The farmers want the three anti-farmer kale kanoon (black laws) revoked and the ordinance on air quality and the Electricity Amendment Bill be discarded. For months they have been agitating regarding the same and nothing has come of it. Farmers from across the country have started their journey to Delhi. An approximate of 25 crore Indians have joined the andolan. The domination of the Punjabi and Haryanvi farmers is simply because they share a border with Delhi and are part of the first wave that reached Delhi. The protests extend nationwide. The BJP-led centre claims that this is ‘for the good of the farmer’. The farmers have one thing to say. Who asked for these laws? Certainly not them. There has been next to no consultation with the farmers and all critics have been dismissed. The Dilli Chalo protest has been a significant one. Kavita Krishnan from the All India Progressive Women’s Association called the protest "kisaano ka Shaheen Bagh" (the farmers' Shaheen Bagh). But the protesters have been met with water cannons, tear gas shells, and an ‘attempt to murder’ charge. I ask this. What has been murdered?
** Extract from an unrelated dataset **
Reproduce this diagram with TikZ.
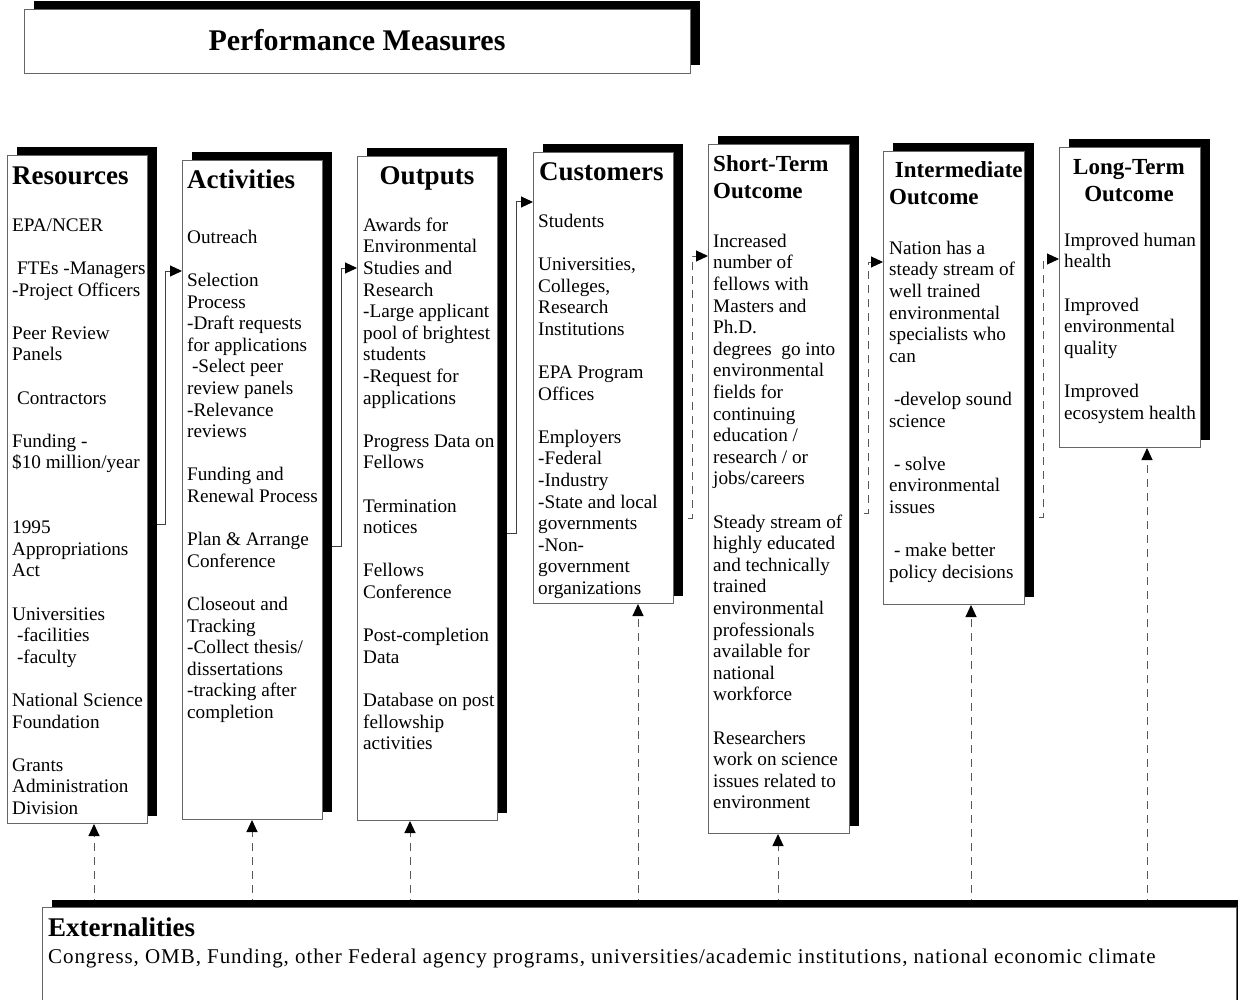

Is it not democracy that has been killed? If #boycottfood is trending on Twitter India and the hands that feed us are anti-national, what more can be said of the state of affairs in India? 

However, hope must live on. With the Bhartiya Kisan Union reviving their own Section 288 after 32 years, disallowing the police to come within the limits of the farmer, with Madhya Pradesh farmers marking December 3 as anti-corporate day and with the All India Taxi Union threatening to go on strike if farmer demands are not met by the 3rd of December, protest culture has taken yet another turn for the better. The truth will out, the righteous will prevail. Let it not be forgotten –

Kaun banaya Hindustan?

Bharat ke majdoor kisaan.

 

*Division of vote records how each Member of Parliament (MP) votes on an issue. A voice vote is conducted by an MP simply saying ‘aye’ or ‘no’, without an actual record of which way MPs voted.